§ The request:
Write out the material exactly, without any of its pictures.

§ Entries:
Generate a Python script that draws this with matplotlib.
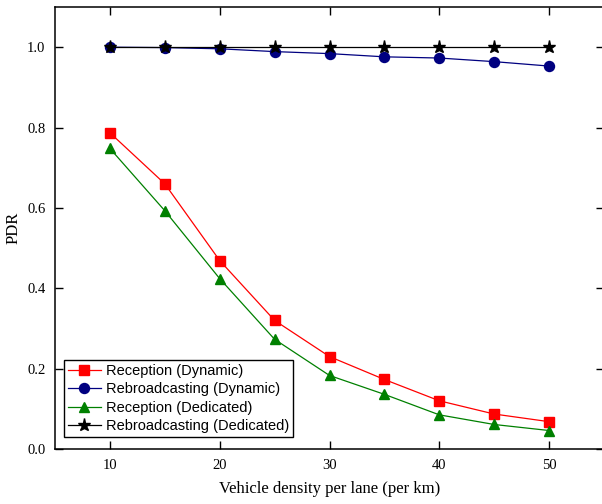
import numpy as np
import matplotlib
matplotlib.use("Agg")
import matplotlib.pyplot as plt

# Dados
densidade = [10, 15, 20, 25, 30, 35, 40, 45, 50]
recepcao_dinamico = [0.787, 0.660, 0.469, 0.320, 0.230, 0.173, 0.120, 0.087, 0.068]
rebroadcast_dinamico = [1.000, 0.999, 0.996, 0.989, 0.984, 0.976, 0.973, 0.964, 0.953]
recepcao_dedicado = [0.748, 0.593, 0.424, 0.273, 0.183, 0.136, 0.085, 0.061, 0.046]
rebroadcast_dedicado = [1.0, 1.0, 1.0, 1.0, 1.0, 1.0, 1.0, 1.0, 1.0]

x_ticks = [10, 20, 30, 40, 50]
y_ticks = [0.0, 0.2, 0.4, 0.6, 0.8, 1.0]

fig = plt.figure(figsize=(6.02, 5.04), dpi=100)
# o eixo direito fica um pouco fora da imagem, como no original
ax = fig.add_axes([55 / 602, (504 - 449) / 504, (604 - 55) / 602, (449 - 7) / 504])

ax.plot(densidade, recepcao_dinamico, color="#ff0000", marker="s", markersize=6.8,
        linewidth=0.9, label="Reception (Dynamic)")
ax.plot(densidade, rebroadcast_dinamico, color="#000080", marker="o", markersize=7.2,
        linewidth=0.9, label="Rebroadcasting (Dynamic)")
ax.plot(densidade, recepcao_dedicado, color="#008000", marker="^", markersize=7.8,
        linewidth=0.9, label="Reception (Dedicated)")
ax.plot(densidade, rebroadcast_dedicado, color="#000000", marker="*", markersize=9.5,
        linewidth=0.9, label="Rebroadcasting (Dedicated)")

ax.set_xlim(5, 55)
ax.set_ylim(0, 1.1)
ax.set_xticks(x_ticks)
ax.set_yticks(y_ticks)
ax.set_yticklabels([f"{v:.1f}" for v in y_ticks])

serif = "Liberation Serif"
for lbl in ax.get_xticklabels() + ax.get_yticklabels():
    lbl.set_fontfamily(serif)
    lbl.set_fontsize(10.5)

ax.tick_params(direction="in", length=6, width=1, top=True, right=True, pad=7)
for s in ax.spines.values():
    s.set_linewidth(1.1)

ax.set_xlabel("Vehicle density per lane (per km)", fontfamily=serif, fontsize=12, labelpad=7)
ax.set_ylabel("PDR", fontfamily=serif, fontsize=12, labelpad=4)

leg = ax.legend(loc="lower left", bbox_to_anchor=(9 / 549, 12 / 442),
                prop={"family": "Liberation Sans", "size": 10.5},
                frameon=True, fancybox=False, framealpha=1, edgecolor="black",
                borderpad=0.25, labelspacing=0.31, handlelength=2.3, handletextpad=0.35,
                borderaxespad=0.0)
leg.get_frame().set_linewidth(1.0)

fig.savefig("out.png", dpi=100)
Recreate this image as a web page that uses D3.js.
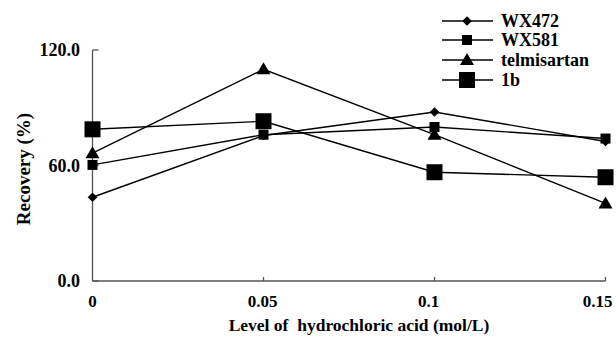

§ Task response:
Generate a Python script that draws this with matplotlib.
import numpy as np
import matplotlib
matplotlib.use("Agg")
import matplotlib.pyplot as plt

# Dados
densidade = [10, 15, 20, 25, 30, 35, 40, 45, 50]
recepcao_dinamico = [0.787, 0.660, 0.469, 0.320, 0.230, 0.173, 0.120, 0.087, 0.068]
rebroadcast_dinamico = [1.000, 0.999, 0.996, 0.989, 0.984, 0.976, 0.973, 0.964, 0.953]
recepcao_dedicado = [0.748, 0.593, 0.424, 0.273, 0.183, 0.136, 0.085, 0.061, 0.046]
rebroadcast_dedicado = [1.0, 1.0, 1.0, 1.0, 1.0, 1.0, 1.0, 1.0, 1.0]

x_ticks = [10, 20, 30, 40, 50]
y_ticks = [0.0, 0.2, 0.4, 0.6, 0.8, 1.0]

fig = plt.figure(figsize=(6.02, 5.04), dpi=100)
# o eixo direito fica um pouco fora da imagem, como no original
ax = fig.add_axes([55 / 602, (504 - 449) / 504, (604 - 55) / 602, (449 - 7) / 504])

ax.plot(densidade, recepcao_dinamico, color="#ff0000", marker="s", markersize=6.8,
        linewidth=0.9, label="Reception (Dynamic)")
ax.plot(densidade, rebroadcast_dinamico, color="#000080", marker="o", markersize=7.2,
        linewidth=0.9, label="Rebroadcasting (Dynamic)")
ax.plot(densidade, recepcao_dedicado, color="#008000", marker="^", markersize=7.8,
        linewidth=0.9, label="Reception (Dedicated)")
ax.plot(densidade, rebroadcast_dedicado, color="#000000", marker="*", markersize=9.5,
        linewidth=0.9, label="Rebroadcasting (Dedicated)")

ax.set_xlim(5, 55)
ax.set_ylim(0, 1.1)
ax.set_xticks(x_ticks)
ax.set_yticks(y_ticks)
ax.set_yticklabels([f"{v:.1f}" for v in y_ticks])

serif = "Liberation Serif"
for lbl in ax.get_xticklabels() + ax.get_yticklabels():
    lbl.set_fontfamily(serif)
    lbl.set_fontsize(10.5)

ax.tick_params(direction="in", length=6, width=1, top=True, right=True, pad=7)
for s in ax.spines.values():
    s.set_linewidth(1.1)

ax.set_xlabel("Vehicle density per lane (per km)", fontfamily=serif, fontsize=12, labelpad=7)
ax.set_ylabel("PDR", fontfamily=serif, fontsize=12, labelpad=4)

leg = ax.legend(loc="lower left", bbox_to_anchor=(9 / 549, 12 / 442),
                prop={"family": "Liberation Sans", "size": 10.5},
                frameon=True, fancybox=False, framealpha=1, edgecolor="black",
                borderpad=0.25, labelspacing=0.31, handlelength=2.3, handletextpad=0.35,
                borderaxespad=0.0)
leg.get_frame().set_linewidth(1.0)

fig.savefig("out.png", dpi=100)
Recreate this image as a web page that uses D3.js.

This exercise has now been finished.